Já na Polónia, onde uma coligação liderada pelo antigo presidente do Conselho Europeu Donald Tusk (PPE) pôs fim ao governo do Lei e Justiça (PiS, que se senta no ECR) no ano passado, as previsões apontam para que estas duas forças políticas conquistem o mesmo número de eurodeputados (18) num total de 53. Face a 2019, o PiS perde sete eurodeputados.

O espanhol Vox (ECR), depois de ter elegido quatro eurodeputados em 2019, prepara-se agora para sentar sete eurodeputados no Parlamento Europeu – uma subida que “reflete a importância que este partido tem tido na política espanhola ao longo dos últimos anos”, frisa Mariana Carmo Duarte. Do total dos 61 eurodeputados que a Espanha irá eleger, o Politico prevê ainda 24 para o Partido Popular (PPE) e 22 para o PSOE (S&D).

A investigadora do ICS-UL ressalva, ainda assim, que é preciso ter em conta a taxa de participação.

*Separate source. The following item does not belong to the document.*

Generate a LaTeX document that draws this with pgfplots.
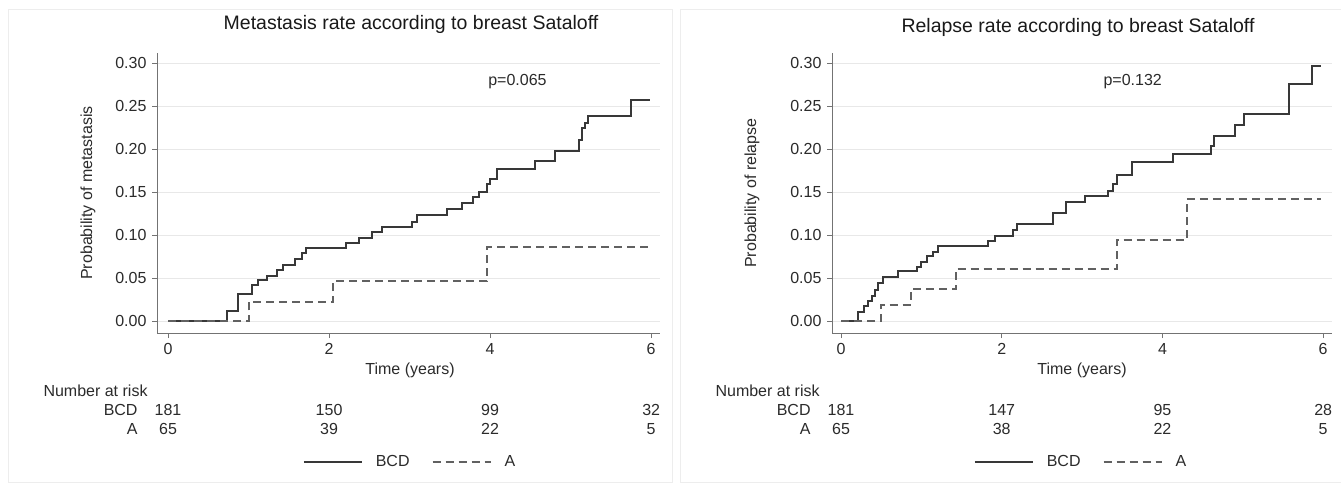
\documentclass[border=0pt]{standalone}
\usepackage{pgfplots}
\pgfplotsset{compat=1.18}
\usepackage{fontspec}
\setmainfont{Liberation Sans}
\newcommand\bodyfont{\fontsize{16}{19}\selectfont}
\newcommand\titlefont{\fontsize{19.5}{23}\selectfont}
\definecolor{txt}{HTML}{2B2B2B}
\pgfplotsset{
  km/.style={
    scale only axis, height=280pt,
    ymin=-0.014, ymax=0.3116,
    axis lines*=left,
    axis line style={black!55, line width=0.9pt},
    tick align=outside, major tick length=5pt,
    major tick style={black!55, line width=0.9pt},
    xtick={0,2,4,6}, ytick={0,0.05,0.1,0.15,0.2,0.25,0.3},
    yticklabel style={/pgf/number format/.cd, fixed, fixed zerofill, precision=2},
    /pgf/number format/assume math mode=true,
    scaled y ticks=false,
    ymajorgrids, grid style={black!9, line width=0.9pt},
    clip=false,
    tick label style={text=txt, font=\bodyfont},
    label style={text=txt, font=\bodyfont},
    legend style={draw=none, fill=none, legend columns=2, anchor=center, font=\bodyfont, text=txt,
      /tikz/every even column/.append style={column sep=20pt}},
    legend image code/.code={\draw[##1] (0pt,0pt) -- (58pt,0pt); \path (69pt,0pt);},
  },
  bcd/.style={const plot, black!78, line width=2pt},
  grpA/.style={const plot, black!62, line width=2pt, dash pattern=on 8pt off 5pt},
}
\begin{document}
\bodyfont
\begin{tikzpicture}
\useasboundingbox (0,0) rectangle (1341pt,491pt);
\fill[white] (0,0) rectangle (1341pt,491pt);
\draw[black!7, line width=1pt] (8pt,481pt) rectangle (672pt,9pt);
\draw[black!7, line width=1pt] (680pt,481pt) rectangle (1345pt,9pt);

% ---------------- Left panel ----------------
\begin{axis}[km, at={(157pt,158pt)}, anchor=south west,
  width=503pt, xmin=-0.137, xmax=6.11,
  title={Metastasis rate according to breast Sataloff},
  title style={at={(axis description cs:0.505,1.082)}, anchor=center, font=\titlefont, text=black!90},
  xlabel={Time (years)},
  xlabel style={at={(axis description cs:0.503,-0.132)}, anchor=center},
  ylabel={Probability of metastasis},
  ylabel style={at={(axis description cs:-0.137,0.5)}, anchor=center},
  legend style={at={(axis description cs:0.503,-0.461)}},
]
\addplot[bcd] coordinates {
(0,0) (0.73,0.012) (0.87,0.031) (1.04,0.042) (1.12,0.048) (1.23,0.052)
(1.35,0.059) (1.43,0.065) (1.58,0.072) (1.66,0.079) (1.71,0.085)
(2.21,0.091) (2.37,0.097) (2.53,0.1035) (2.66,0.109) (3.03,0.115)
(3.09,0.123) (3.47,0.130) (3.65,0.137) (3.79,0.144) (3.86,0.150)
(3.96,0.159) (4.00,0.165) (4.09,0.177) (4.56,0.186) (4.80,0.198)
(5.11,0.210) (5.14,0.224) (5.18,0.230) (5.22,0.2385) (5.75,0.257)
(5.98,0.257)};
\addlegendentry{BCD}
\addplot[grpA] coordinates {
(0,0) (1.00,0.022) (2.05,0.046) (3.96,0.086) (5.98,0.086)};
\addlegendentry{A}
\node[text=txt] at (axis cs:4.34,0.278) {p=0.065};
\node[anchor=west, text=txt] at (axis cs:-1.615,-0.0814) {Number at risk};
\node[anchor=east, text=txt] at (axis cs:-0.31,-0.1035) {BCD};
\node[anchor=east, text=txt] at (axis cs:-0.31,-0.1256) {A};
\node[text=txt] at (axis cs:0,-0.1035) {181};
\node[text=txt] at (axis cs:2,-0.1035) {150};
\node[text=txt] at (axis cs:4,-0.1035) {99};
\node[text=txt] at (axis cs:6,-0.1035) {32};
\node[text=txt] at (axis cs:0,-0.1256) {65};
\node[text=txt] at (axis cs:2,-0.1256) {39};
\node[text=txt] at (axis cs:4,-0.1256) {22};
\node[text=txt] at (axis cs:6,-0.1256) {5};
\end{axis}

% ---------------- Right panel ----------------
\begin{axis}[km, at={(832pt,158pt)}, anchor=south west,
  width=500pt, xmin=-0.112, xmax=6.11,
  title={Relapse rate according to breast Sataloff},
  title style={at={(axis description cs:0.492,1.071)}, anchor=center, font=\titlefont, text=black!90},
  xlabel={Time (years)},
  xlabel style={at={(axis description cs:0.5,-0.132)}, anchor=center},
  ylabel={Probability of relapse},
  ylabel style={at={(axis description cs:-0.16,0.5)}, anchor=center},
  legend style={at={(axis description cs:0.498,-0.461)}},
]
\addplot[bcd] coordinates {
(0,0) (0.21,0.011) (0.29,0.017) (0.34,0.023) (0.38,0.029) (0.42,0.036)
(0.46,0.044) (0.52,0.051) (0.71,0.058) (0.94,0.063) (1.00,0.069)
(1.07,0.075) (1.15,0.080) (1.21,0.087) (1.83,0.093) (1.91,0.099)
(2.14,0.106) (2.19,0.113) (2.64,0.126) (2.80,0.138) (3.03,0.145)
(3.32,0.151) (3.38,0.159) (3.43,0.170) (3.62,0.185) (4.13,0.194)
(4.61,0.203) (4.64,0.215) (4.90,0.228) (5.02,0.241) (5.57,0.276)
(5.86,0.297) (5.97,0.297)};
\addlegendentry{BCD}
\addplot[grpA] coordinates {
(0,0) (0.50,0.019) (0.87,0.037) (1.43,0.061) (3.43,0.0945) (4.30,0.142) (5.97,0.142)};
\addlegendentry{A}
\node[text=txt] at (axis cs:3.63,0.278) {p=0.132};
\node[anchor=west, text=txt] at (axis cs:-1.63,-0.0814) {Number at risk};
\node[anchor=east, text=txt] at (axis cs:-0.31,-0.1035) {BCD};
\node[anchor=east, text=txt] at (axis cs:-0.31,-0.1256) {A};
\node[text=txt] at (axis cs:0,-0.1035) {181};
\node[text=txt] at (axis cs:2,-0.1035) {147};
\node[text=txt] at (axis cs:4,-0.1035) {95};
\node[text=txt] at (axis cs:6,-0.1035) {28};
\node[text=txt] at (axis cs:0,-0.1256) {65};
\node[text=txt] at (axis cs:2,-0.1256) {38};
\node[text=txt] at (axis cs:4,-0.1256) {22};
\node[text=txt] at (axis cs:6,-0.1256) {5};
\end{axis}
\end{tikzpicture}
\end{document}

A tendência das últimas votações no conjunto dos 27 é para um aumento, com mais de metade dos eleitores da UE a irem às urnas em 2019. Mas Portugal, por exemplo, registou uma das taxas mais altas de abstenção, tendo tido apenas 31% de pessoas a votar.

No último domingo, mais de 212 mil votaram antecipadamente em território nacional, um número “significativo”, diz Mariana Carmo Duarte. “Em último caso, para a democracia, são dados animadores, mas as pessoas não reconhecem valor a estas eleições”, lamenta.